Beyond the successful sweep of resident boreal birds, there were plenty of other prizes to be celebrated over the course of my mini holiday. Noteworthy year birds included a Sandhill Crane on a nest at Tupper Lake, a handful of skittish Ruffed Grouse in the Blue Mountain Road area, and chance encounters with both Red and White-winged Crossbills. On the non-avian front, I also observed the local American Beaver at Little Tupper Lake, my first Snowshoe Hare for New York State at Madawaska Flow, and my lifer Smoky Shrews at Bloomingdale Bog. Moose tracks were documented at multiple sites, and Bloomingdale also produced Brown Elfin and Northern Azure for my developing butterfly list. My final evening in the Adirondacks saw me watching the Sun sink below the horizon at Little Tupper Lake, listening to the peents and sky dance twitters of a nearby American Woodcock while Barred Owl, American Bittern, and countless Spring Peepers vocalized in the background. I confess that it was difficult to leave the mountains on the heels of such an amazing trip, but it is comforting to know that the beasties of the boreal forest will always be there waiting for me whenever I find my way back north. 
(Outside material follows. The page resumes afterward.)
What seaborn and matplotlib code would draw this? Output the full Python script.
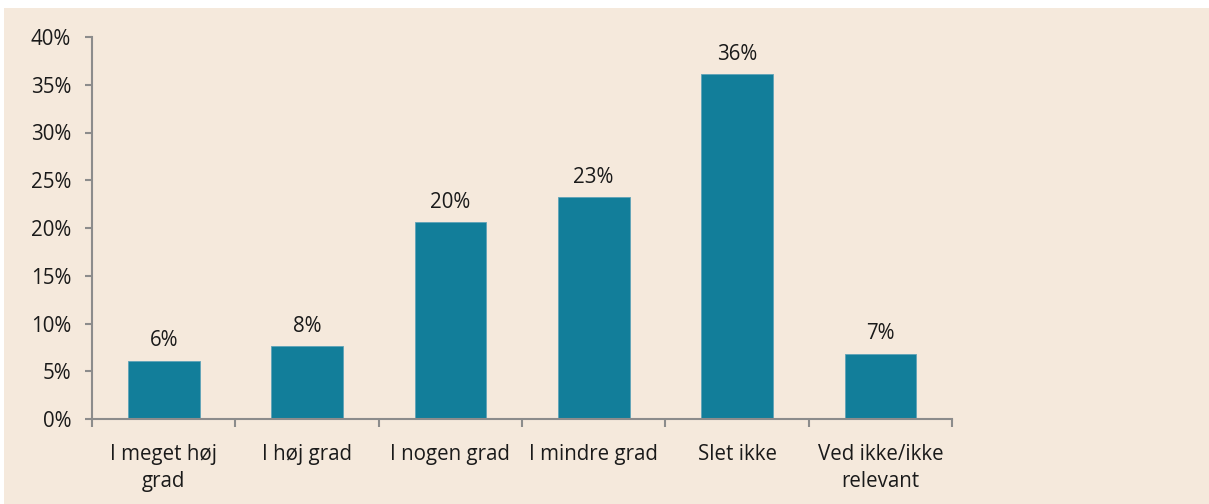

Following up on such an extraordinary expedition is no easy task, but NYC still pulled out all the stops to welcome me home in style. When news of a vagrant Swainson’s Warbler at Brooklyn Bridge Park had first come through at the end of the previous week, I was certain that my busy schedule would prevent me from reuniting with this delightful southern songster. Implausibly, the bird wound up sticking around for several days, an eternity compared to previous New York records, and was still present when I returned from the Adirondacks. I was unable to resist the thrill of the chase, and I headed straight for Kings County as I made my way back downstate. Once I successfully secured a parking space and made my way over to the stakeout site, I quickly found the bird and its attendant group of admirers. It had been several years since I last observed this famously skulky creature, and this individual proved to be shockingly cooperative by the usual standards of the species. Watching the warbler flip dry leaves while whistling happy tunes in the middle of a busy waterfront park was a positively delightful experience. Hopefully all of these recent rarities are a sign of things yet to come as the migratory season approaches the zenith of its power!

With May, and the associated peak activity of spring migration, rapidly drawing near, it is easy to get caught up in the anticipation of what comes next. Even so, it is important to appreciate the highlights and special moments that have already been enjoyed this year, especially as we prepare to close out Earth Month. I am beyond grateful for the dramatic natural phenomena and fascinating organisms that make life on this planet such a grand journey, not to mention the lovely people that we are fortunate enough to share them with. At the risk of sounding hyperbolic and overly emotional, I truly think that the experiences of this past month have made it one of the most memorable of my life to date. That said, I have a sneaking suspicion that there may be some strong contenders coming up before 2024 is through. As long as this world keeps spinning along, there will always be more adventures to be had. Only time will tell where the story ends, but I will always do my best to make it a good one!